In the listing below, identify each line with the word "this" and return those lines.

• **Data supplied**:

::::::::

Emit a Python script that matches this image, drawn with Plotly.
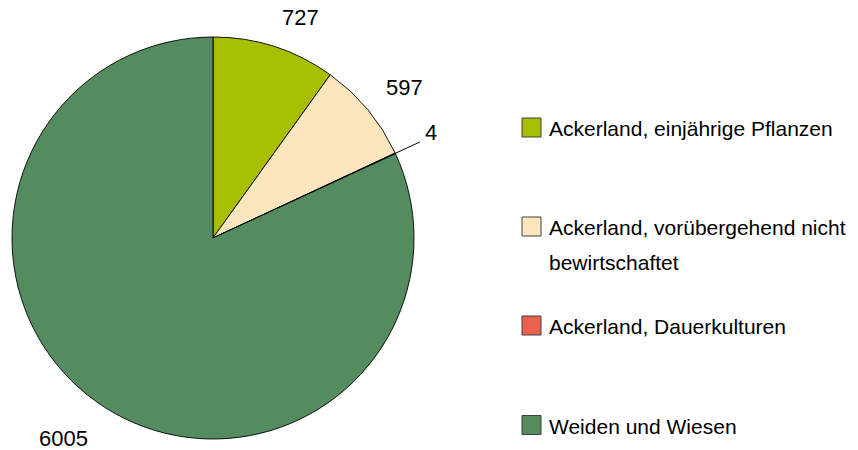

::::::::

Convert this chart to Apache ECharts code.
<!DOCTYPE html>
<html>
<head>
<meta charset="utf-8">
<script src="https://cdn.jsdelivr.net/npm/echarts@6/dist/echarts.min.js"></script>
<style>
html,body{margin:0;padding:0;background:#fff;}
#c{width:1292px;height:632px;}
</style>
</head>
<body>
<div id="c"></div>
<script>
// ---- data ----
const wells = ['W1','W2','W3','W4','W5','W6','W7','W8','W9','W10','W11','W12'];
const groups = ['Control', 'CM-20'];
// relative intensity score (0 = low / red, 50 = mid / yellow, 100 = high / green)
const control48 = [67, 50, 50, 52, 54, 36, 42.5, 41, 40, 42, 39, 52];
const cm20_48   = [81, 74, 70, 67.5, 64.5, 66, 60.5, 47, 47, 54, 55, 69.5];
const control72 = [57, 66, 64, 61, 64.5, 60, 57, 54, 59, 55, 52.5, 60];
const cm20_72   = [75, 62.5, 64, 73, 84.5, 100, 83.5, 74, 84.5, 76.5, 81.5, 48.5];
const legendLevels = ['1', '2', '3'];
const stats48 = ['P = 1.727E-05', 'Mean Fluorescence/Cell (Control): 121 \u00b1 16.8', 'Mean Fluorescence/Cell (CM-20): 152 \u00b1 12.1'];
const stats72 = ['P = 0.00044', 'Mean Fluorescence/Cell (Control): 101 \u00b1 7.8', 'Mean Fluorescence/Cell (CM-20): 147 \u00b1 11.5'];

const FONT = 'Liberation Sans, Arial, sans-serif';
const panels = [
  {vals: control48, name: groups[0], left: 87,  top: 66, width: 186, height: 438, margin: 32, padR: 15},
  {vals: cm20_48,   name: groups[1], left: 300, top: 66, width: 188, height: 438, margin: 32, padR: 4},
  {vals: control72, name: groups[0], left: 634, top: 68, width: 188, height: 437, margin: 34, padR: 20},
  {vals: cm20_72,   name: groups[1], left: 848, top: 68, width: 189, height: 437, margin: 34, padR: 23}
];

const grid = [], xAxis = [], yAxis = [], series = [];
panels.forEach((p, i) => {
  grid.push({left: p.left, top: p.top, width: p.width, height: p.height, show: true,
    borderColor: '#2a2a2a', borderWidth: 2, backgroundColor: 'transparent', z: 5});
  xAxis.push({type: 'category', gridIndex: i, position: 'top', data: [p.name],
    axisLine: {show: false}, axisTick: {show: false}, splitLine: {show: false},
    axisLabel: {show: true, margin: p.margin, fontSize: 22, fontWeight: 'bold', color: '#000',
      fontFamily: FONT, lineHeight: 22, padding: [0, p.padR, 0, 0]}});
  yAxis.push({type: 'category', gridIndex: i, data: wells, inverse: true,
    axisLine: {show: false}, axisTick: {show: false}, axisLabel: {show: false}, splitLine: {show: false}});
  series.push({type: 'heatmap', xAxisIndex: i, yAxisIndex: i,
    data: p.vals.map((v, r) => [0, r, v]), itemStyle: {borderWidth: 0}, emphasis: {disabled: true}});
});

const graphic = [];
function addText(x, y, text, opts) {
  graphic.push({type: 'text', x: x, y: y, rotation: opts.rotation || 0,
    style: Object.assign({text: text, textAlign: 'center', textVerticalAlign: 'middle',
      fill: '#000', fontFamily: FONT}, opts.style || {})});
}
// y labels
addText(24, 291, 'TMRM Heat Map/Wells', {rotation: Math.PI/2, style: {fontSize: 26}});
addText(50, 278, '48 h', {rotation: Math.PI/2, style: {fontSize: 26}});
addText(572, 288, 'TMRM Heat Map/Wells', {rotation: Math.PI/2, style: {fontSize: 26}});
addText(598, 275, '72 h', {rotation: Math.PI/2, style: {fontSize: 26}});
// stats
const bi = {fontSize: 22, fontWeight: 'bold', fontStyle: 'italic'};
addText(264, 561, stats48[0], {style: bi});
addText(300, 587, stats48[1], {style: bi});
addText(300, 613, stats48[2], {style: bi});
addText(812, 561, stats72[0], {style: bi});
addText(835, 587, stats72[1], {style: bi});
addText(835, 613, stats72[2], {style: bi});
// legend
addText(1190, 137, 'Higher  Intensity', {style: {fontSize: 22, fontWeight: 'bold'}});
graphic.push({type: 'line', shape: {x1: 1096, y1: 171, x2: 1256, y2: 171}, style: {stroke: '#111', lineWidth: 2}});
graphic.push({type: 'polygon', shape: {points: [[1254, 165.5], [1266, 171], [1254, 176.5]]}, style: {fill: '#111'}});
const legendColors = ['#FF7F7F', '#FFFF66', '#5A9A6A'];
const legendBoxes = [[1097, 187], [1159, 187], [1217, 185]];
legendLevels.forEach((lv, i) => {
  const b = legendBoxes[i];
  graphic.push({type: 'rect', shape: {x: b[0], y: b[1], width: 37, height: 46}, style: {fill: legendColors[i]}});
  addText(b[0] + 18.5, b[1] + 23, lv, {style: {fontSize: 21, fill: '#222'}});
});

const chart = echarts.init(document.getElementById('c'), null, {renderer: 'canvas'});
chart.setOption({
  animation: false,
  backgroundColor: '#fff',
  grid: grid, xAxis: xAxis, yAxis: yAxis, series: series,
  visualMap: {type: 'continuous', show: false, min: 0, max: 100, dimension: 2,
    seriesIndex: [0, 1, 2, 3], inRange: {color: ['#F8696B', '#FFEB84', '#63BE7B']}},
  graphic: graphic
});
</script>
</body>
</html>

::::::::

• **Task solution**:
Emit a Python script that matches this image, drawn with Plotly.
Convert this chart to Apache ECharts code.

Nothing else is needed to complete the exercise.